Claim. For any ring arrow $f:R\to S$, restriction of scalars is faithful.

Proof. We have a commutative triangle formed by restriction of scalars $f^\ast$ and each forgetful functor from modules to abelian groups. Each of the latter is faithful, and if $G\circ F$ is faithful so is $F$.

Proposition. If $f:R\twoheadrightarrow S$ is a ring epimorphism of commutative rings, restriction of scalars $f^\ast$ is full.

Proof. Let $X,Y$ be two $S$-modules. First observe these $S$-module structures furnish two module structures $S\longrightarrow{}_{R}\mathsf{Mod}(f^\ast X,f^\ast Y)\longleftarrow S^\text{op}$ given by $s\mapsto (\varphi\mapsto s\varphi)$ and $s\mapsto (\varphi\mapsto \varphi s)$. Since $S$ is commutative, the right action may be canonically turned into a left one. Next, the crucial $R$-linearity ensures the following composites are equal. $R\overset{f}{\longrightarrow} S\rightrightarrows {}_{R}\mathsf{Mod}(f^\ast X,f^\ast Y)$

The universal property of the pushout $S\otimes _RS$ then kicks in to uniquely induce an $S\otimes_RS$-module structure.

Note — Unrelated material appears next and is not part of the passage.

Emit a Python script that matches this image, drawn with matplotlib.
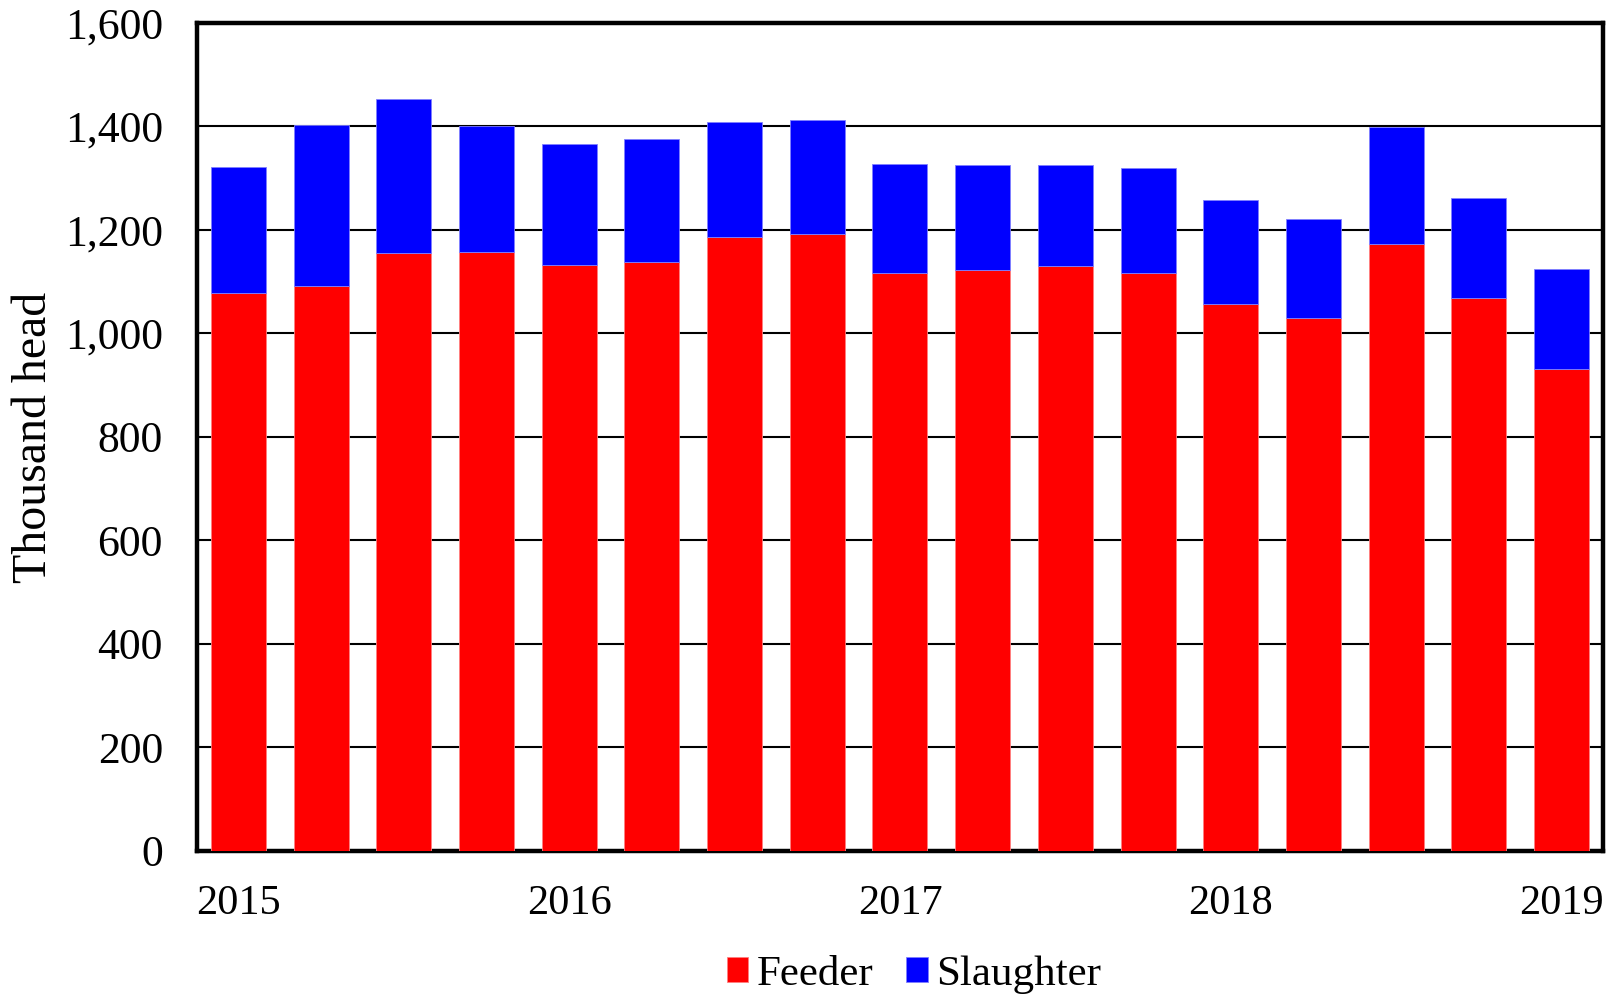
import matplotlib
matplotlib.use("Agg")
import matplotlib.pyplot as plt
import numpy as np

periods = ["2015 Q1", "2015 Q2", "2015 Q3", "2015 Q4",
           "2016 Q1", "2016 Q2", "2016 Q3", "2016 Q4",
           "2017 Q1", "2017 Q2", "2017 Q3", "2017 Q4",
           "2018 Q1", "2018 Q2", "2018 Q3", "2018 Q4",
           "2019 Q1"]
feeder = [1078, 1092, 1155, 1158, 1133, 1139, 1187, 1193, 1117, 1123, 1131, 1116, 1056, 1030, 1172, 1069, 931]
total = [1321, 1403, 1453, 1401, 1366, 1376, 1408, 1412, 1328, 1326, 1326, 1320, 1257, 1221, 1399, 1262, 1124]
slaughter = [t - f for t, f in zip(total, feeder)]
year_labels = ["2015", "2016", "2017", "2018", "2019"]
year_positions = [0, 4, 8, 12, 16]
yticks = [0, 200, 400, 600, 800, 1000, 1200, 1400, 1600]

plt.rcParams['font.family'] = ['Liberation Serif', 'DejaVu Serif']

fig = plt.figure(figsize=(16.17, 9.94), dpi=100)
ax = fig.add_axes([0.1218, 0.1439, 0.8695, 0.833])

x = np.arange(len(periods))
w = 0.665
ax.bar(x, feeder, width=w, color='#FF0000', edgecolor='#FF8080', linewidth=0.6, label='Feeder', zorder=3)
ax.bar(x, slaughter, width=w, bottom=feeder, color='#0000FF', edgecolor='#8080FF', linewidth=0.6, label='Slaughter', zorder=3)

ax.set_xlim(-0.5, len(periods) - 0.5)
ax.set_ylim(0, 1600)
ax.set_yticks(yticks)
ax.set_yticklabels([f"{v:,}" for v in yticks], fontsize=31.5)
ax.set_xticks(year_positions)
ax.set_xticklabels(year_labels, fontsize=30.5)
ax.tick_params(axis='x', length=0, pad=24)
ax.tick_params(axis='y', length=0, pad=24.5)
ax.yaxis.grid(True, color='black', linewidth=1.5, zorder=1)
ax.set_axisbelow(True)
for s in ax.spines.values():
    s.set_linewidth(3.2)
    s.set_color('black')

ax.set_ylabel("Thousand head", fontsize=34.5)
ax.yaxis.set_label_coords(-0.1, 0.5)

ax.legend(loc='upper center', bbox_to_anchor=(0.51, -0.105), ncol=2, frameon=False,
          fontsize=31, handlelength=0.5, handleheight=0.5, handletextpad=0.2,
          columnspacing=0.75, borderaxespad=0)

fig.savefig("out.png", dpi=100)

Finally, the epimorphy of $f$ implies the pushout injections $s\mapsto 1\otimes s,s\otimes 1$ are equal and therefore that the $R$-linear arrows in question are in fact $S$-linear.

Corollary. If $f:R\twoheadrightarrow S$ is a ring epimorphism of commutative rings, restriction of scalars $f^\ast$ is fully faithful (consequently also conservative).